Gunman kills senior Mexican policeman in restaurant

A Mexican police chief and his bodyguard were shot to death as they ate lunch in Mexico City on Thursday, the latest police slaying in a drug war that has killed more than 1,600 people this year.

A heavily armed gunman burst into a restaurant in the north of the capital and shot Igor Labastida, a regional director for trafficking and contraband in Mexico's federal police force, and three bodyguards, a police spokesman said.

"The aggressor entered through one of the two doors in the restaurant and opened fire on Labastida and his companions," Mexico's federal police said in a statement.

Police said one bodyguard was killed and two others were seriously injured, clarifying an earlier police report that three police were murdered along with Labastida.
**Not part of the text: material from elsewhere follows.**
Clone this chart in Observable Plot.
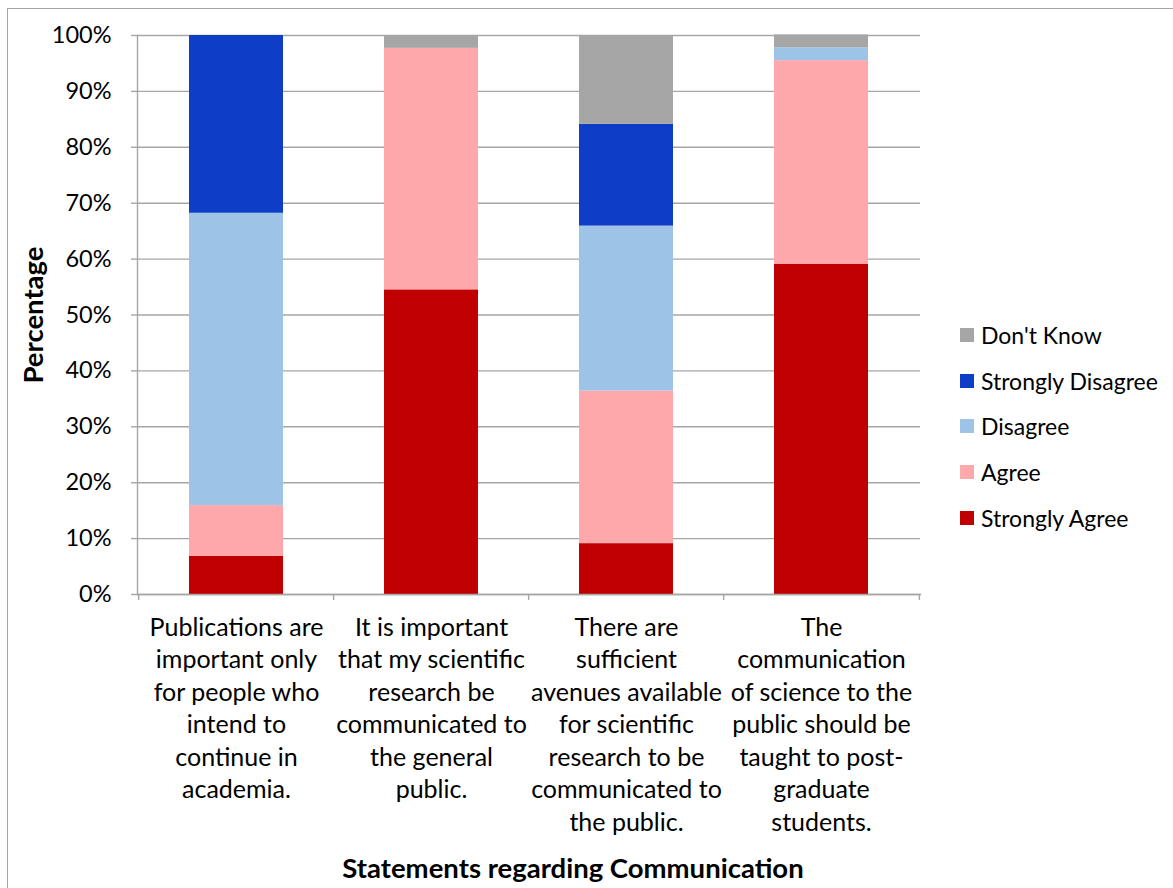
<!DOCTYPE html>
<html>
<head>
<meta charset="utf-8">
<script src="https://cdn.jsdelivr.net/npm/d3@7"></script>
<script src="https://cdn.jsdelivr.net/npm/@observablehq/plot@0.6"></script>
<style>
  html, body { margin: 0; padding: 0; background: #fff; overflow: hidden; }
  body { width: 1173px; height: 888px; position: relative; font-family: Lato, "Open Sans", sans-serif; }
  #frame { position: absolute; left: 7px; top: 8px; width: 1200px; height: 1000px; border: 1.5px solid #a6a6a6; box-sizing: border-box; }
  #chart { position: absolute; left: 0; top: 0; }
  #legend { position: absolute; left: 960px; top: 312px; font-size: 23px; color: #000; }
  .li { height: 45.8px; display: flex; align-items: center; white-space: nowrap; }
  .sw { width: 14px; height: 14px; margin-right: 7px; flex: none; }
  #ytitle { position: absolute; left: 32px; top: 315px; transform: translate(-50%, -50%) rotate(-90deg); font-weight: bold; font-size: 27.5px; white-space: nowrap; }
  #xtitle { position: absolute; left: 573px; top: 867px; transform: translate(-50%, -50%); font-weight: bold; font-size: 27.5px; white-space: nowrap; }
</style>
</head>
<body>
<div id="frame"></div>
<div id="chart"></div>
<div id="legend"></div>
<div id="ytitle">Percentage</div>
<div id="xtitle">Statements regarding Communication</div>
<script>
const categories = [
  "Publications are important only for people who intend to continue in academia.",
  "It is important that my scientific research be communicated to the general public.",
  "There are sufficient avenues available for scientific research to be communicated to the public.",
  "The communication of science to the public should be taught to post-graduate students."
];
const categoryLabels = [
  "Publications are\nimportant only\nfor people who\nintend to\ncontinue in\nacademia.",
  "It is important\nthat my scientific\nresearch be\ncommunicated to\nthe general\npublic.",
  "There are\nsufficient\navenues available\nfor scientific\nresearch to be\ncommunicated to\nthe public.",
  "The\ncommunication\nof science to the\npublic should be\ntaught to post-\ngraduate\nstudents."
];
const responses = ["Strongly Agree", "Agree", "Disagree", "Strongly Disagree", "Don't Know"];
const colors = ["#c00000", "#ffa8ab", "#9dc3e6", "#0e3ec6", "#a6a6a6"];
const stronglyAgree    = [6.8, 54.5, 9.1, 59.1];
const agree            = [9.1, 43.2, 27.3, 36.4];
const disagree         = [52.3, 0, 29.5, 2.3];
const stronglyDisagree = [31.8, 0, 18.2, 0];
const dontKnow         = [0, 2.3, 15.9, 2.3];
const yTicks = [0, 10, 20, 30, 40, 50, 60, 70, 80, 90, 100];

const series = [stronglyAgree, agree, disagree, stronglyDisagree, dontKnow];
const data = [];
categories.forEach((c, i) => {
  responses.forEach((r, j) => data.push({category: c, response: r, value: series[j][i]}));
});

const W = 1173, H = 888, ML = 137, MR = 253, MT = 35, MB = 294;
const halfStep = (W - ML - MR) / categories.length / 2;

const chart = Plot.plot({
  width: W, height: H,
  marginLeft: ML, marginRight: MR, marginTop: MT, marginBottom: MB,
  style: {fontFamily: "Lato, 'Open Sans', sans-serif", color: "#000", background: "transparent"},
  x: {domain: categories, paddingInner: 0.52, paddingOuter: 0.26, axis: null},
  y: {domain: [0, 100], axis: null},
  color: {domain: responses, range: colors},
  marks: [
    Plot.gridY(yTicks, {stroke: "#a6a6a6", strokeOpacity: 1, strokeWidth: 1.4}),
    Plot.axisY(yTicks, {tickSize: 6, tickPadding: 20, tickFormat: d => d + "%", fontSize: 23.5, stroke: "#a6a6a6", strokeWidth: 1.4, label: null}),
    Plot.barY(data, {x: "category", y: "value", fill: "response", order: responses}),
    Plot.frame({anchor: "left", stroke: "#a6a6a6", strokeWidth: 1.4}),
    Plot.frame({anchor: "bottom", stroke: "#a6a6a6", strokeWidth: 1.4}),
    Plot.ruleX(categories, {x: d => d, y1: 0, y2: 0, insetBottom: -6, dx: -halfStep, stroke: "#a6a6a6", strokeWidth: 1.4}),
    Plot.ruleX(categories.slice(-1), {x: d => d, y1: 0, y2: 0, insetBottom: -6, dx: halfStep, stroke: "#a6a6a6", strokeWidth: 1.4}),
    Plot.text(categories, {x: d => d, text: (d, i) => categoryLabels[i], frameAnchor: "bottom", lineAnchor: "top", dy: 18, fontSize: 25, lineHeight: 1.3, fill: "#000"})
  ]
});
document.getElementById("chart").appendChild(chart);

const legend = document.getElementById("legend");
responses.slice().reverse().forEach(r => {
  const row = document.createElement("div");
  row.className = "li";
  const sw = document.createElement("div");
  sw.className = "sw";
  sw.style.background = colors[responses.indexOf(r)];
  const t = document.createElement("span");
  t.textContent = r;
  row.appendChild(sw);
  row.appendChild(t);
  legend.appendChild(row);
});
</script>
</body>
</html>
And police said a single gunmen perpetrated the attack, not several men, as a spokesman had said earlier.

The murder of Labastida, who survived an attempt on his life in 2003, comes amid a rash of police killings as an army crackdown on drug cartels intensifies battles over turf and protection rings.

Last month one of Mexico's top federal police chiefs, Edgar Millan, was killed by hitmen linked to a powerful drug cartel from the Pacific state of Sinaloa as he returned to his apartment in Mexico City.

Some 500 police officers have been killed in drug violence since Mexican President Felipe Calderon launched his military-backed anti-drug offensive in December 2006.

Calderon's deployment of some 25,000 troops and federal police across Mexico has intensified drug violence, and gangs appear to be targeting more top police officers in Mexico City, who were once thought to be untouchable.